Stated problem
Locate every line in the records below that contains the word "React", and copy each one.

Exercise input

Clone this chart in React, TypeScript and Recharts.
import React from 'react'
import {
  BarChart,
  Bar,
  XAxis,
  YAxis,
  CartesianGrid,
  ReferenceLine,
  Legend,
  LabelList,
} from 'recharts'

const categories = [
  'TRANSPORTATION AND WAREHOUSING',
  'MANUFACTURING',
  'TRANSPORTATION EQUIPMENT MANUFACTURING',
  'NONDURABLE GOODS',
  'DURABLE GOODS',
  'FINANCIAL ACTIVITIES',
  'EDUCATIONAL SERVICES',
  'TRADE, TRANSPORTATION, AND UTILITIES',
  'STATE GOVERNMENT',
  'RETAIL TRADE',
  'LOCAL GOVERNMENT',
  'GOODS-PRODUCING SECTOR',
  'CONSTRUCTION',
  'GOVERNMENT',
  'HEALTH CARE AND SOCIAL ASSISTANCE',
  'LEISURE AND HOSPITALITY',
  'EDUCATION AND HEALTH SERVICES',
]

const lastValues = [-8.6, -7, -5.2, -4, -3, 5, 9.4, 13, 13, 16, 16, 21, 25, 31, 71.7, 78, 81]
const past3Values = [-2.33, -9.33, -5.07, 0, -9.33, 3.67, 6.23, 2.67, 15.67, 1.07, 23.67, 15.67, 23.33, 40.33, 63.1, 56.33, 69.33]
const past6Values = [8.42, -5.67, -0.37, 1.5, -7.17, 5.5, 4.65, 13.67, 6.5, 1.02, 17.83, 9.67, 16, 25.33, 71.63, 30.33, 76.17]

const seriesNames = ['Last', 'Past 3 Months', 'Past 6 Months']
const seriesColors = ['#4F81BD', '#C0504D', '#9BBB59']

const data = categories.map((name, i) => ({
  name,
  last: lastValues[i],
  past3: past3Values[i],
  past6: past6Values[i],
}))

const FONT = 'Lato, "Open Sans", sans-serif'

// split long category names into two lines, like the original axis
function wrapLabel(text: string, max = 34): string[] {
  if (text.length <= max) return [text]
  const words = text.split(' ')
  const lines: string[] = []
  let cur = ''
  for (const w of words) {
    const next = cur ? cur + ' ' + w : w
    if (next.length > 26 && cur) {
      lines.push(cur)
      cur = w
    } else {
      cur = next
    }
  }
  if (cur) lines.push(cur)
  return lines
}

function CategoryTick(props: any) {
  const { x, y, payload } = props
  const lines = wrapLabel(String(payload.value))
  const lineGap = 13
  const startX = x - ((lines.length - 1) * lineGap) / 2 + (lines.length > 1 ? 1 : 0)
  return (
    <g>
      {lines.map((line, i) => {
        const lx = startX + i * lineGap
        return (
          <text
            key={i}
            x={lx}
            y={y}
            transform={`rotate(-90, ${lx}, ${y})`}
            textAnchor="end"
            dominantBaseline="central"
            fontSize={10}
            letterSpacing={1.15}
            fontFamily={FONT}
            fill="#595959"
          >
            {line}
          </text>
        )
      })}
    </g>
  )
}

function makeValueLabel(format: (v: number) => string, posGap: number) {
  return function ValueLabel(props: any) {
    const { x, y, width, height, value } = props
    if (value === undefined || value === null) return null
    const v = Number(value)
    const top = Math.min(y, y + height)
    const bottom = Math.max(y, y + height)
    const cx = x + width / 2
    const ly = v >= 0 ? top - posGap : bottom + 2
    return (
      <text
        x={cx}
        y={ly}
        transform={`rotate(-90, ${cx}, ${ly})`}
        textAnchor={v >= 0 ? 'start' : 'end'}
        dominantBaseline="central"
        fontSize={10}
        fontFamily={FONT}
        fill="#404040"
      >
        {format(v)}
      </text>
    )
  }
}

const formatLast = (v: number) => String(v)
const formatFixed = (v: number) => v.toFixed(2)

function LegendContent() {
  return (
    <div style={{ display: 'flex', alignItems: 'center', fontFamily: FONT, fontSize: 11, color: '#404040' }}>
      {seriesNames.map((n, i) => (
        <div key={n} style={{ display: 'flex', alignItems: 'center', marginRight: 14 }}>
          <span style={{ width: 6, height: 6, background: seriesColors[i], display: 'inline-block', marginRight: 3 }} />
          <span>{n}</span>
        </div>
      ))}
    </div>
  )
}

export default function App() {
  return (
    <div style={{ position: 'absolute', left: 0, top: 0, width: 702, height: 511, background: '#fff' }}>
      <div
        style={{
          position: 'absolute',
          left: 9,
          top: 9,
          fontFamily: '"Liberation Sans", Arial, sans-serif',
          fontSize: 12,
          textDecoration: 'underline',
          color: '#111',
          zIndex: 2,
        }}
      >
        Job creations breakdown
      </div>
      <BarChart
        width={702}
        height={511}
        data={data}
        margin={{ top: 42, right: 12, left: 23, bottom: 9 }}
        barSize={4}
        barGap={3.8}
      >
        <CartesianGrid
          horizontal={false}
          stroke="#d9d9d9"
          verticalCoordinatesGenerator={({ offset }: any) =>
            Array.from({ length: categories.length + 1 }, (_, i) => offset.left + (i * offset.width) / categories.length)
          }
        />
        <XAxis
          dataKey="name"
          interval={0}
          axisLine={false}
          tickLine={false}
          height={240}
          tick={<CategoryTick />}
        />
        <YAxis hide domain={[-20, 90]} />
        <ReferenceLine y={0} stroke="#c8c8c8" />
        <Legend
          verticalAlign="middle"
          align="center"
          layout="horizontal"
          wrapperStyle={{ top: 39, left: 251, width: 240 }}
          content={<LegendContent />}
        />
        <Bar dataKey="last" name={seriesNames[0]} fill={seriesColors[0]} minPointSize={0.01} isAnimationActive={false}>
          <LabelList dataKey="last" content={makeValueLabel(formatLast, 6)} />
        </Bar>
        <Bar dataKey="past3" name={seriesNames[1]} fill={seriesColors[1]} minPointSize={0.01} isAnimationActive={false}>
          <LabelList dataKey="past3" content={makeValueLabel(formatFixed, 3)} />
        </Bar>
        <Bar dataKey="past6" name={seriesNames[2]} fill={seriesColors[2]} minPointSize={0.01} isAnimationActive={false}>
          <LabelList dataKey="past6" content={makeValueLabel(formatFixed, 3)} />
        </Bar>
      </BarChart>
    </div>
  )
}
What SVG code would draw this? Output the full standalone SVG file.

Solution for this exercise
Clone this chart in React, TypeScript and Recharts.
import React from 'react'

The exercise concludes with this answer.